A typical output is shown below:
{
"TotalCPULoadMIPS" => 29.07,
"AvgNetworkTrafficKBsec" => 1.98,
"zIIPPathlenMilsInstr" => 43.41,
"GPPLoadMIPS" => 0.175,
"zIIPLoadMIPS" => 28.89,
"@version" => "1",
"GPPPathlenMilsInstr" => 0.26,
"@timestamp" => 2019-03-24T18:00:00.000Z
}
The timestamp matches the date on the sql results.

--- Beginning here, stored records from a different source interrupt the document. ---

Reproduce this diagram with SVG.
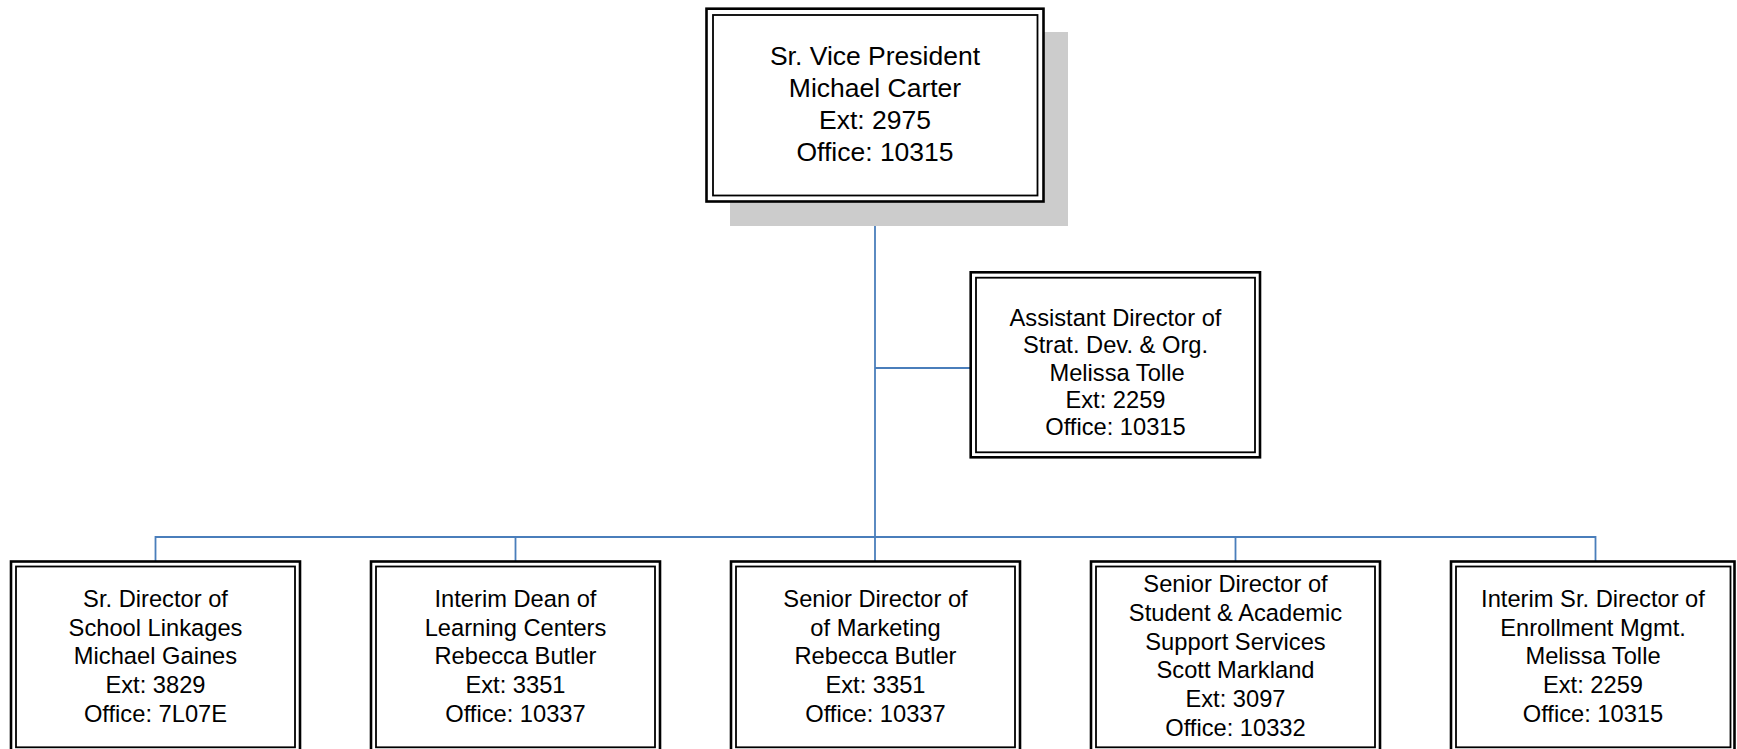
<svg xmlns="http://www.w3.org/2000/svg" width="1737" height="749" viewBox="0 0 1737 749">
<style>
.bg{fill:#ffffff}
.outer{fill:#ffffff;stroke:#000000;stroke-width:2.6}
.inner{fill:none;stroke:#000000;stroke-width:1.8}
.shadow{fill:#cccccc}
.conn{fill:none;stroke:#4a7ebb;stroke-width:1.8}
text{font-family:"Liberation Sans",Arial,sans-serif;fill:#000000;text-anchor:middle}
.big{font-size:26.5px}
.sm{font-size:23.7px}
</style>
<rect class="bg" x="0" y="0" width="1737" height="749"/>
<g id="connectors">
<path class="conn" d="M875 202 V537"/>
<path class="conn" d="M875 368 H971"/>
<path class="conn" d="M155.5 561 V537 H1595.5 V561"/>
<path class="conn" d="M515.5 537 V561"/>
<path class="conn" d="M875 537 V561"/>
<path class="conn" d="M1235.5 537 V561"/>
</g>
<g id="svp">
<rect class="shadow" x="730" y="32" width="338" height="194"/>
<rect class="outer" x="706.5" y="8.7" width="337" height="192.8"/>
<rect class="inner" x="713" y="15" width="324.5" height="180.5"/>
<text class="big"><tspan x="875" y="65">Sr. Vice President</tspan><tspan x="875" y="97">Michael Carter</tspan><tspan x="875" y="129">Ext: 2975</tspan><tspan x="875" y="161">Office: 10315</tspan></text>
</g>
<g id="asst">
<rect class="outer" x="970.7" y="272.3" width="289.3" height="185"/>
<rect class="inner" x="976" y="277.7" width="279" height="174.6"/>
<text class="sm"><tspan x="1115.5" y="326">Assistant Director of</tspan><tspan x="1115.5" y="353.3">Strat. Dev. &amp; Org.</tspan><tspan x="1117" y="380.6">Melissa Tolle</tspan><tspan x="1115.5" y="407.9">Ext: 2259</tspan><tspan x="1115.5" y="435.2">Office: 10315</tspan></text>
</g>
<g id="linkages">
<rect class="outer" x="11" y="561.5" width="289" height="191"/>
<rect class="inner" x="16" y="566.5" width="279" height="180.8"/>
<text class="sm"><tspan x="155.5" y="607">Sr. Director of</tspan><tspan x="155.5" y="635.7">School Linkages</tspan><tspan x="155.5" y="664.4">Michael Gaines</tspan><tspan x="155.5" y="693.1">Ext: 3829</tspan><tspan x="155.5" y="721.8">Office: 7L07E</tspan></text>
</g>
<g id="learning">
<rect class="outer" x="371" y="561.5" width="289" height="191"/>
<rect class="inner" x="376" y="566.5" width="279" height="180.8"/>
<text class="sm"><tspan x="515.5" y="607">Interim Dean of</tspan><tspan x="515.5" y="635.7">Learning Centers</tspan><tspan x="515.5" y="664.4">Rebecca Butler</tspan><tspan x="515.5" y="693.1">Ext: 3351</tspan><tspan x="515.5" y="721.8">Office: 10337</tspan></text>
</g>
<g id="marketing">
<rect class="outer" x="731" y="561.5" width="289" height="191"/>
<rect class="inner" x="736" y="566.5" width="279" height="180.8"/>
<text class="sm"><tspan x="875.5" y="607">Senior Director of</tspan><tspan x="875.5" y="635.7">of Marketing</tspan><tspan x="875.5" y="664.4">Rebecca Butler</tspan><tspan x="875.5" y="693.1">Ext: 3351</tspan><tspan x="875.5" y="721.8">Office: 10337</tspan></text>
</g>
<g id="support">
<rect class="outer" x="1091" y="561.5" width="289" height="191"/>
<rect class="inner" x="1096" y="566.5" width="279" height="180.8"/>
<text class="sm"><tspan x="1235.5" y="591.7">Senior Director of</tspan><tspan x="1235.5" y="620.6">Student &amp; Academic</tspan><tspan x="1235.5" y="649.5">Support Services</tspan><tspan x="1235.5" y="678.4">Scott Markland</tspan><tspan x="1235.5" y="707.3">Ext: 3097</tspan><tspan x="1235.5" y="736.2">Office: 10332</tspan></text>
</g>
<g id="enrollment">
<rect class="outer" x="1451" y="561.5" width="283.5" height="191"/>
<rect class="inner" x="1456" y="566.5" width="274.5" height="180.8"/>
<text class="sm"><tspan x="1593" y="607">Interim Sr. Director of</tspan><tspan x="1593" y="635.7">Enrollment Mgmt.</tspan><tspan x="1593" y="664.4">Melissa Tolle</tspan><tspan x="1593" y="693.1">Ext: 2259</tspan><tspan x="1593" y="721.8">Office: 10315</tspan></text>
</g>
</svg>
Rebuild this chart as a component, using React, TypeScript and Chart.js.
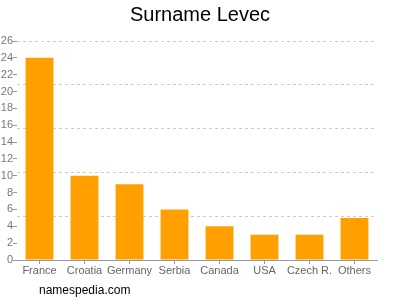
import React, { useEffect, useRef } from "react";
import { Chart, registerables } from "chart.js";

Chart.register(...registerables);

const categories = ["France", "Croatia", "Germany", "Serbia", "Canada", "USA", "Czech R.", "Others"];
const counts = [24, 10, 9, 6, 4, 3, 3, 5];
const titleText = "Surname Levec";
const footerText = "namespedia.com";

export default function App() {
  const ref = useRef<HTMLCanvasElement>(null);
  useEffect(() => {
    const footer = {
      id: "footer",
      afterDraw(chart: any) {
        const ctx = chart.ctx;
        ctx.save();
        ctx.font = '12px "Liberation Sans", Arial, sans-serif';
        ctx.fillStyle = "#000";
        ctx.textBaseline = "middle";
        ctx.textAlign = "left";
        ctx.fillText(footerText, 39, 291);
        ctx.restore();
      },
    };
    const chart = new Chart(ref.current!, {
      type: "bar",
      data: {
        labels: categories,
        datasets: [
          {
            data: counts,
            backgroundColor: "#ffa000",
            borderWidth: 0,
            categoryPercentage: 1,
            barPercentage: 0.62,
          },
        ],
      },
      plugins: [footer],
      options: {
        animation: false,
        responsive: false,
        layout: { padding: 0 },
        plugins: {
          legend: { display: false },
          tooltip: { enabled: false },
          title: {
            display: true,
            text: titleText,
            color: "#000",
            font: { family: '"Liberation Sans", Arial, sans-serif', size: 20, weight: "normal" },
            padding: { top: 3, bottom: 14 },
          },
        },
        scales: {
          x: {
            grid: { display: true, drawOnChartArea: false, drawTicks: true, tickLength: 4, offset: false, color: "#999" },
            border: { display: true, color: "#999" },
            ticks: {
              color: "#666",
              padding: 0,
              autoSkip: false,
              maxRotation: 0,
              font: { family: '"Liberation Sans", Arial, sans-serif', size: 11 },
            },
            afterFit: (s: any) => {
              s.height = 40;
            },
          },
          y: {
            position: "left",
            min: 0,
            max: 26,
            grid: { display: true, drawOnChartArea: false, drawTicks: true, tickLength: 4, color: "#999" },
            border: { display: false },
            ticks: {
              stepSize: 2,
              color: "#777",
              padding: 0,
              font: { family: '"Liberation Sans", Arial, sans-serif', size: 11 },
            },
            afterFit: (s: any) => {
              s.width = 17;
            },
          },
          y2: {
            position: "right",
            min: 0,
            max: 26,
            grid: { display: true, drawTicks: false, tickLength: 0, color: "#cccccc" },
            border: { display: false, dash: [3, 3] },
            ticks: { display: false, stepSize: 5.2 },
            afterFit: (s: any) => {
              s.width = 23;
            },
          },
        },
      } as any,
    });
    return () => chart.destroy();
  }, []);
  return (
    <div style={{ position: "fixed", left: 0, top: 0, width: 400, height: 300 }}>
      <canvas ref={ref} width={400} height={300} />
    </div>
  );
}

No datetimeparse error.

    mutate {
            convert => { "ObsDate" => "string" }
    }
    dissect {
            mapping => {
                    "ObsDate" => "%{year}-%{month}-%{day}T%{hour}:%{minute}:%{seconds}.%{ms}Z"
            }
    }

ISO time stamp 2011-04-19T03:44:01.103Z

    mutate {
            add_field => {  "timestamp" => "%{year}-%{month}-%{day}:%{ObsHour}"  }
    }
    date {
            match => [ "timestamp",  "yyyy-MM-dd:HH"]
            target => "@timestamp"
    }
    mutate {
            remove_field => [ "ObsDate", "ObsHour", "year","month", "day","hour","minute","seconds","ms","timestamp"]
    }

}

output {
elasticsearch {
action => "index"
hosts => "localhost:9200"
document_id => "%{[@metadata][fingerprint]}"
index => "wed_jun_2019_11_58_postalmod"
}
stdout {codec => rubydebug}
}

So, do you even have a message field?
Can you add a file output and check the output JSON for what exact data is extracted on your runs?

If you do not have a message field then I would expect all of the documents to have the document id "ovLqdkaUAOyjWzfsW9WXJqjwuew="

This topic was automatically closed 28 days after the last reply. New replies are no longer allowed.